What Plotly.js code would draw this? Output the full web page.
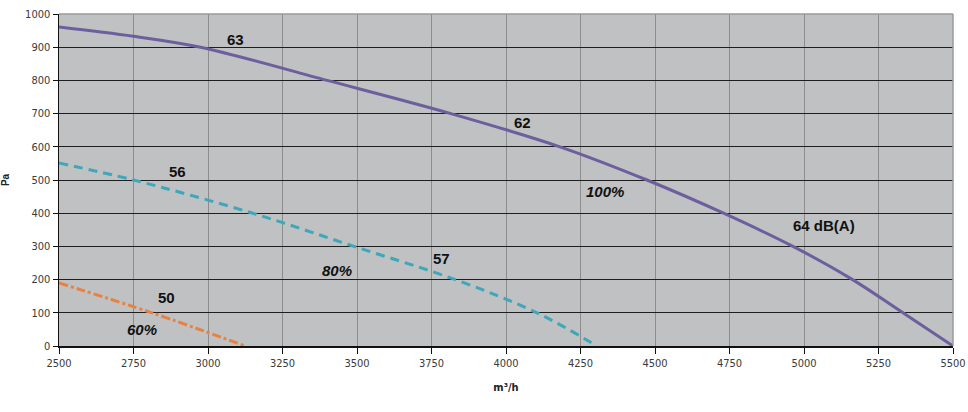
<!DOCTYPE html>
<html>
<head>
<meta charset="utf-8">
<script src="https://cdn.plot.ly/plotly-3.0.1.min.js"></script>
<style>html,body{margin:0;padding:0;background:#fff;}#chart{width:968px;height:412px;}</style>
</head>
<body>
<div id="chart"></div>
<script>
// Fan curves: airflow (m³/h) vs pressure (Pa), read where each curve crosses the grid lines
const flow100 = [2500, 2750, 2975, 3400, 3815, 4181, 4473, 4730, 4963, 5163, 5332, 5500];
const pa100   = [961, 933, 900, 800, 700, 600, 500, 400, 300, 200, 100, 0];

const flow80 = [2500, 2750, 3150, 3490, 3830, 4104, 4305];
const pa80   = [551, 500, 400, 300, 200, 100, 0];

const flow60 = [2500, 2812, 3125];
const pa60   = [190, 100, 0];

const xTicks = [2500, 2750, 3000, 3250, 3500, 3750, 4000, 4250, 4500, 4750, 5000, 5250, 5500];
const yTicks = [0, 100, 200, 300, 400, 500, 600, 700, 800, 900, 1000];

const labelText = ["63", "62", "100%", "64 dB(A)", "56", "80%", "57", "50", "60%"];
const labelX    = [3091, 4057, 4332, 5067, 2899, 3433, 3782, 2862, 2779];
const labelY    = [922, 672, 464, 364, 527, 226, 265, 145, 51];
const labelItalic = [false, false, true, false, false, true, false, false, true];

const traces = [
  {x: flow100, y: pa100, mode: 'lines', line: {color: '#6d5f9e', width: 3, shape: 'spline', smoothing: 1.0}, name: '100%'},
  {x: flow80, y: pa80, mode: 'lines', line: {color: '#3ea7ba', width: 3, dash: '9px,6px', shape: 'spline', smoothing: 1.0}, name: '80%'},
  {x: flow60, y: pa60, mode: 'lines', line: {color: '#e8823e', width: 3, dash: 'dashdot', shape: 'spline', smoothing: 1.0}, name: '60%'}
];

const annotations = labelText.map((t, i) => ({
  x: labelX[i], y: labelY[i], xref: 'x', yref: 'y',
  text: labelItalic[i] ? '<b><i>' + t + '</i></b>' : '<b>' + t + '</b>',
  showarrow: false,
  font: {family: 'Liberation Sans, Arial, sans-serif', size: 15, color: '#111'}
}));

const tickFont = {family: 'DejaVu Sans Condensed, Liberation Sans Narrow, sans-serif', size: 11, color: '#3a3a3a'};

const layout = {
  width: 968, height: 412,
  margin: {l: 59, r: 15, t: 14, b: 66},
  paper_bgcolor: '#ffffff',
  plot_bgcolor: '#bfc1c2',
  showlegend: false,
  xaxis: {
    range: [2500, 5500],
    tickvals: xTicks, ticktext: xTicks.map(String),
    showgrid: true, gridcolor: '#8c8c8c', gridwidth: 1,
    zeroline: false,
    showline: true, linecolor: '#111', linewidth: 1.5,
    ticks: 'outside', ticklen: 6, tickcolor: '#111', tickwidth: 1,
    tickfont: tickFont,
    title: {text: '<b>m³/h</b>', font: {family: 'DejaVu Sans Condensed, sans-serif', size: 11, color: '#222'}, standoff: 14}
  },
  yaxis: {
    range: [0, 1000],
    tickvals: yTicks, ticktext: yTicks.map(String),
    showgrid: true, gridcolor: '#1e1e1e', gridwidth: 1,
    zeroline: false,
    showline: true, linecolor: '#111', linewidth: 1.5,
    ticks: 'outside', ticklen: 5, tickcolor: '#111', tickwidth: 1,
    tickfont: tickFont,
    title: {text: '<b>Pa</b>', font: {family: 'Liberation Sans, Arial, sans-serif', size: 10, color: '#222'}, standoff: 18}
  },
  shapes: [
    {type: 'line', xref: 'paper', yref: 'paper', x0: 0, x1: 1, y0: 1, y1: 1, line: {color: '#9a9a9a', width: 1.5}, layer: 'above'},
    {type: 'line', xref: 'paper', yref: 'paper', x0: 1, x1: 1, y0: 0, y1: 1, line: {color: '#9a9a9a', width: 1.5}, layer: 'above'}
  ],
  annotations: annotations
};

Plotly.newPlot('chart', traces, layout, {displayModeBar: false, staticPlot: true});
</script>
</body>
</html>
☆ ☆ ☆ ☆
• Problem:
Only lines belong in the copy: transcribe those from the start of the data through the line that contains "800, 900, 1000];", and skip the pictures.

• Output:
What Plotly.js code would draw this? Output the full web page.
<!DOCTYPE html>
<html>
<head>
<meta charset="utf-8">
<script src="https://cdn.plot.ly/plotly-3.0.1.min.js"></script>
<style>html,body{margin:0;padding:0;background:#fff;}#chart{width:968px;height:412px;}</style>
</head>
<body>
<div id="chart"></div>
<script>
// Fan curves: airflow (m³/h) vs pressure (Pa), read where each curve crosses the grid lines
const flow100 = [2500, 2750, 2975, 3400, 3815, 4181, 4473, 4730, 4963, 5163, 5332, 5500];
const pa100   = [961, 933, 900, 800, 700, 600, 500, 400, 300, 200, 100, 0];

const flow80 = [2500, 2750, 3150, 3490, 3830, 4104, 4305];
const pa80   = [551, 500, 400, 300, 200, 100, 0];

const flow60 = [2500, 2812, 3125];
const pa60   = [190, 100, 0];

const xTicks = [2500, 2750, 3000, 3250, 3500, 3750, 4000, 4250, 4500, 4750, 5000, 5250, 5500];
const yTicks = [0, 100, 200, 300, 400, 500, 600, 700, 800, 900, 1000];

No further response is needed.